Geneva Ellis and Harry Wilkinson, from UK children’s charity St Christopher’s Fellowship, recently visited SOS Children’s Villages in Norway and Germany, hoping to discover and learn from the different responses other countries provide to the challenge of meeting the needs of looked-after children.
Harry’s study focuses on the education of looked after children and Geneva’s concentrates on their care. With grants from the Winston Churchill Memorial Trust, the pair were able to visit SOS Children’s projects in Germany and Norway; countries that are considered to offer successful approaches to supporting looked after children.
Geneva, who visited SOS Children’s Village Bergen in Norway, says:
“The purpose-built Village consists of eight homes, housing up to 32 children. The design of a cluster of homes allows SOS Children to provide additional facilities including a sports hall, music room, woodwork shop, and on-site professional support for the SOS mothers and children.
When I arrived the Village was quiet, with the children at school. Visiting one of the homes, I found a group of SOS mothers chatting together over coffee. Although rewarding, fostering is also challenging and hard work. It’s important to have a support network and the proximity of the homes makes it easy for the SOS mothers to meet regularly and provide each other with emotional support and friendship.
I met with the Village Director, Øystein Helgesen, who said that the Children's Village’s aim is to provide stable and long-term homes to children who need them and to enable siblings to grow up together. Whilst it is easy for organisations that support vulnerable children to talk about placing children at the centre of their work it is refreshing and reassuring to see it in practice.

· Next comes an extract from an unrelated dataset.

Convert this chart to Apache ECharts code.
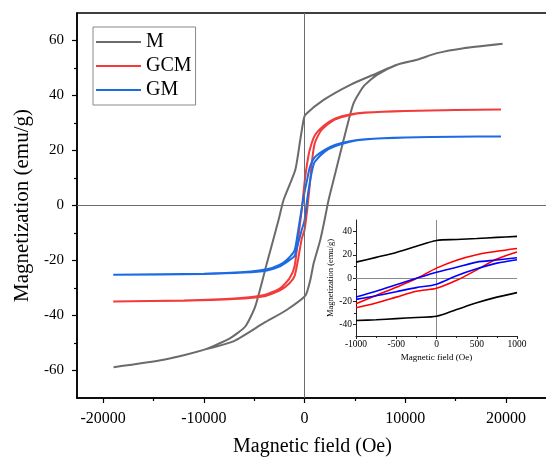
<!DOCTYPE html>
<html><head><meta charset="utf-8">
<script src="https://cdn.jsdelivr.net/npm/echarts@6/dist/echarts.min.js"></script>
<style>html,body{margin:0;padding:0;background:#fff}#c{width:546px;height:459px}</style>
</head><body><div id="c"></div>
<script>
// ---- tick labels ----
const xTickLabels = [-20000, -10000, 0, 10000, 20000];
const xMinorTicks = [-15000, -5000, 5000, 15000];
const yTickLabels = [-60, -40, -20, 0, 20, 40, 60];
const yMinorTicks = [-50, -30, -10, 10, 30, 50];
const insetXTickLabels = [-1000, -500, 0, 500, 1000];
const insetXMinorTicks = [-750, -250, 250, 750];
const insetYTickLabels = [-40, -20, 0, 20, 40];
const insetYMinorTicks = [-30, -10, 10, 30];

// ---- main chart: M (descending branch then ascending branch) ----
const mDescField = [19660, 15790, 13150, 11160, 9170, 7190, 4540, 1890, 70, -100, -430, -920, -2090, -2580, -3740, -4900, -5890, -7380, -10030, -14000, -18970];
const mDescMag   = [58.8, 57.2, 55.4, 53.0, 51.2, 48.1, 43.9, 38.4, 33.0, 31.2, 23.9, 13.0, 2.0, -5.2, -20.9, -36.7, -44.0, -48.2, -52.5, -56.1, -58.8];
const mAscField  = [-18970, -14000, -10030, -7000, -4070, -1750, 70, 570, 900, 1560, 2000, 2380, 3050, 4210, 4870, 5860, 7190, 9170, 11160, 13150, 15790, 19660];
const mAscMag    = [-58.8, -56.1, -52.5, -49.3, -42.8, -37.9, -32.8, -27.0, -21.0, -12.5, -5.0, 2.0, 11.8, 28.7, 37.2, 43.3, 47.5, 51.2, 53.0, 55.4, 57.2, 58.8];

// ---- main chart: GCM ----
const gcmDescField = [19500, 15000, 10000, 6000, 4500, 3000, 1900, 1000, 500, 250, 0, -280, -660, -1000, -1500, -2400, -4000, -7000, -12000, -19000];
const gcmDescMag   = [34.9, 34.7, 34.4, 33.8, 33.1, 31.6, 29.0, 25.4, 20.1, 15.2, 8.5, -1.5, -12.6, -22.2, -26.5, -30.0, -32.5, -33.8, -34.5, -34.9];
const gcmAscField  = [-19000, -12000, -7000, -4000, -2400, -1500, -1000, -660, -280, 0, 250, 500, 750, 1000, 1500, 1900, 3000, 4500, 6000, 10000, 15000, 19500];
const gcmAscMag    = [-34.9, -34.6, -34.0, -33.0, -30.8, -28.3, -25.7, -19.9, -12.0, -8.8, -1.8, 7.0, 16.6, 22.5, 26.5, 28.3, 31.2, 32.9, 33.7, 34.4, 34.7, 34.9];

// ---- main chart: GM ----
const gmDescField = [19500, 15000, 10000, 6000, 4500, 3000, 2000, 1000, 500, 250, 0, -280, -660, -1000, -1750, -2500, -3740, -6000, -10000, -19000];
const gmDescMag   = [25.1, 25.0, 24.7, 24.1, 23.4, 22.0, 20.2, 17.5, 13.7, 9.3, 5.0, -0.9, -9.6, -16.4, -19.7, -21.6, -23.2, -24.2, -24.8, -25.2];
const gmAscField  = [-19000, -10000, -6000, -3740, -2500, -1750, -1000, -660, -280, 0, 250, 500, 750, 1000, 2000, 3000, 4500, 6000, 10000, 15000, 19500];
const gmAscMag    = [-25.2, -24.9, -24.4, -23.6, -22.2, -20.5, -18.4, -14.0, -8.8, -5.3, 2.0, 7.9, 12.8, 15.8, 19.6, 21.5, 23.2, 24.0, 24.7, 25.0, 25.1];

// ---- inset (low field) ----
const insetField     = [-1000, -750, -500, -250, 0, 250, 500, 750, 1000];
const insetMUpper    = [13.7, 17.8, 22.0, 27.3, 32.3, 33.2, 34.0, 35.0, 35.9];
const insetMLower    = [-36.7, -36.0, -35.0, -34.0, -33.0, -27.2, -21.4, -16.5, -12.6];
const insetGcmUpper  = [-22.2, -15.0, -8.0, -0.5, 8.5, 15.4, 20.1, 23.0, 25.4];
const insetGcmLower  = [-25.7, -21.5, -16.5, -11.5, -8.8, -2.0, 7.0, 16.4, 22.5];
const insetGmUpper   = [-16.4, -11.5, -5.8, -0.3, 5.0, 9.3, 13.7, 15.5, 17.5];
const insetGmLower   = [-18.4, -15.3, -11.8, -8.3, -5.3, 2.0, 7.9, 12.8, 15.8];

const zip = (xs, ys) => xs.map((x, i) => [x, ys[i]]);
const loop = (dx, dy, ax, ay) => zip(dx, dy).concat(zip(ax, ay));
const rev = a => a.slice().reverse();
const plain = v => String(v);

const FONT = 'Liberation Serif';
const chart = echarts.init(document.getElementById('c'), null, {renderer: 'canvas'});

const mainLine = (name, color, data) => ({
  name, type: 'line', xAxisIndex: 0, yAxisIndex: 0, data,
  symbol: 'none', smooth: 0.2, lineStyle: {color, width: 2}, itemStyle: {color},
  z: 3
});
const insetLine = (name, color, data) => ({
  name, type: 'line', xAxisIndex: 2, yAxisIndex: 2, data,
  symbol: 'none', smooth: 0.3, lineStyle: {color, width: 1.6}, itemStyle: {color},
  z: 6
});

const zeroLines = (color) => ({
  silent: true, symbol: ['none', 'none'], label: {show: false},
  lineStyle: {color, width: 1, type: 'solid'},
  emphasis: {disabled: true},
  data: [{xAxis: 0}, {yAxis: 0}]
});

const option = {
  animation: false,
  backgroundColor: '#fff',
  textStyle: {fontFamily: FONT},
  legend: {
    data: ['M', 'GCM', 'GM'],
    left: 93, top: 27, orient: 'vertical',
    padding: [5, 4, 5, 3], itemGap: 4,
    itemWidth: 45, itemHeight: 20,
    icon: 'path://M0 0H45V2H0Z',
    symbolKeepAspect: true,
    borderColor: '#888', borderWidth: 1, backgroundColor: '#fff',
    textStyle: {fontFamily: FONT, fontSize: 20, color: '#000'}
  },
  grid: [
    {left: 77, top: 13, right: -2, bottom: 61, show: true, borderColor: '#000', borderWidth: 1.5, backgroundColor: 'transparent', outerBoundsMode: 'none'},
    {left: 356, top: 220, width: 161, height: 116, show: false, outerBoundsMode: 'none'}
  ],
  xAxis: [
    {gridIndex: 0, type: 'value', min: -22600, max: 24170, position: 'bottom',
     name: 'Magnetic field (Oe)', nameLocation: 'middle', nameGap: 39,
     nameTextStyle: {fontFamily: FONT, fontSize: 20, color: '#000'},
     axisLine: {show: true, onZero: false, lineStyle: {color: '#000', width: 1.5}},
     axisTick: {show: true, inside: false, length: 5, customValues: xTickLabels, lineStyle: {color: '#000', width: 1.2}},
     axisLabel: {customValues: xTickLabels, formatter: plain, margin: 13, fontFamily: FONT, fontSize: 16, color: '#000'},
     splitLine: {show: false}},
    {gridIndex: 0, type: 'value', min: -22600, max: 24170, position: 'bottom',
     axisLine: {show: false, onZero: false},
     axisTick: {show: true, inside: false, length: 3, customValues: xMinorTicks, lineStyle: {color: '#000', width: 1.2}},
     axisLabel: {show: false}, splitLine: {show: false}},
    {gridIndex: 1, type: 'value', min: -1000, max: 1000, position: 'bottom',
     name: 'Magnetic field (Oe)', nameLocation: 'middle', nameGap: 17,
     nameTextStyle: {fontFamily: FONT, fontSize: 9, color: '#000'},
     axisLine: {show: true, onZero: false, lineStyle: {color: '#222', width: 1}},
     axisTick: {show: true, length: 3, customValues: insetXTickLabels, lineStyle: {color: '#222'}},
     axisLabel: {customValues: insetXTickLabels, formatter: plain, margin: 3, fontFamily: FONT, fontSize: 9.5, color: '#000'},
     splitLine: {show: false}},
    {gridIndex: 1, type: 'value', min: -1000, max: 1000, position: 'bottom',
     axisLine: {show: false, onZero: false},
     axisTick: {show: true, length: 2, customValues: insetXMinorTicks, lineStyle: {color: '#222'}},
     axisLabel: {show: false}, splitLine: {show: false}}
  ],
  yAxis: [
    {gridIndex: 0, type: 'value', min: -70, max: 70, position: 'left',
     name: 'Magnetization (emu/g)', nameLocation: 'middle', nameGap: 41,
     nameTextStyle: {fontFamily: FONT, fontSize: 21, color: '#000'},
     axisLine: {show: true, onZero: false, lineStyle: {color: '#000', width: 1.5}},
     axisTick: {show: true, inside: false, length: 5, customValues: yTickLabels, lineStyle: {color: '#000', width: 1.2}},
     axisLabel: {customValues: yTickLabels, formatter: plain, margin: 13, fontFamily: FONT, fontSize: 15, color: '#000'},
     splitLine: {show: false}},
    {gridIndex: 0, type: 'value', min: -70, max: 70, position: 'left',
     axisLine: {show: false, onZero: false},
     axisTick: {show: true, inside: false, length: 3, customValues: yMinorTicks, lineStyle: {color: '#000', width: 1.2}},
     axisLabel: {show: false}, splitLine: {show: false}},
    {gridIndex: 1, type: 'value', min: -50, max: 50, position: 'left',
     name: 'Magnetization (emu/g)', nameLocation: 'middle', nameGap: 21,
     nameTextStyle: {fontFamily: FONT, fontSize: 8.5, color: '#000'},
     axisLine: {show: true, onZero: false, lineStyle: {color: '#222', width: 1}},
     axisTick: {show: true, length: 3, customValues: insetYTickLabels, lineStyle: {color: '#222'}},
     axisLabel: {customValues: insetYTickLabels, formatter: plain, margin: 4, fontFamily: FONT, fontSize: 9.5, color: '#000'},
     splitLine: {show: false}},
    {gridIndex: 1, type: 'value', min: -50, max: 50, position: 'left',
     axisLine: {show: false, onZero: false},
     axisTick: {show: true, length: 2, customValues: insetYMinorTicks, lineStyle: {color: '#222'}},
     axisLabel: {show: false}, splitLine: {show: false}}
  ],
  series: [
    Object.assign(mainLine('M', '#6b6b6b', loop(mDescField, mDescMag, mAscField, mAscMag)), {markLine: zeroLines('#6b6b6b')}),
    mainLine('GCM', '#f23b3b', loop(gcmDescField, gcmDescMag, gcmAscField, gcmAscMag)),
    mainLine('GM', '#1c6be3', loop(gmDescField, gmDescMag, gmAscField, gmAscMag)),
    Object.assign(insetLine('M inset upper', '#000', zip(insetField, insetMUpper)), {markLine: zeroLines('#8a8a8a')}),
    insetLine('M inset lower', '#000', zip(insetField, insetMLower)),
    insetLine('GCM inset upper', '#ff0000', zip(rev(insetField), rev(insetGcmUpper))),
    insetLine('GCM inset lower', '#ff0000', zip(insetField, insetGcmLower)),
    insetLine('GM inset upper', '#0000ff', zip(rev(insetField), rev(insetGmUpper))),
    insetLine('GM inset lower', '#0000ff', zip(insetField, insetGmLower))
  ]
};
chart.setOption(option);
</script>
</body></html>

I was particularly impressed by a practical example of their ethos; although placement breakdowns at SOS Children are rare, where they do occur the children are able to remain in their home and a new SOS mother is provided, rather than the children being moved to a new home.”
Harry, who visited SOS Children’s Villages Kleve in Germany, says:
“In September I completed the German portion of my Travelling Fellowship. I was lucky enough to be invited to visit two Children’s Villages, one of these in Kleve.
In Kleve I was met by Herr Haal, who was responsible for the family group homes. The Village looks after 77 children in a range of different types of accommodation. The Village had a lovely feel to it, lots of open green space, lots of activity, a real community! I was lucky enough to spend two evenings with Ina, one of the SOS mothers and her husband Dirk; all the children in the family ate together every night and talked about their days and their plans for the evening.
I also had the opportunity to see some of the excellent vocational training facilities the Village has in the community which are run as social enterprises. This included a full garden centre and nursery, a florist, a machine shop and an excellent restaurant serving fresh fruit and vegetables from the garden centre. The service trained hundreds of young people from the area to achieve recognised qualifications and become experts in their fields.
My time in the Village was fascinating and while there were clearly a number of differences between the services offered by SOS and services in the UK, I was also stuck by the similarities: as a sector, we face many of the same challenges, work with children with similar issues and all share a commitment to improving the lives of young people we look after.”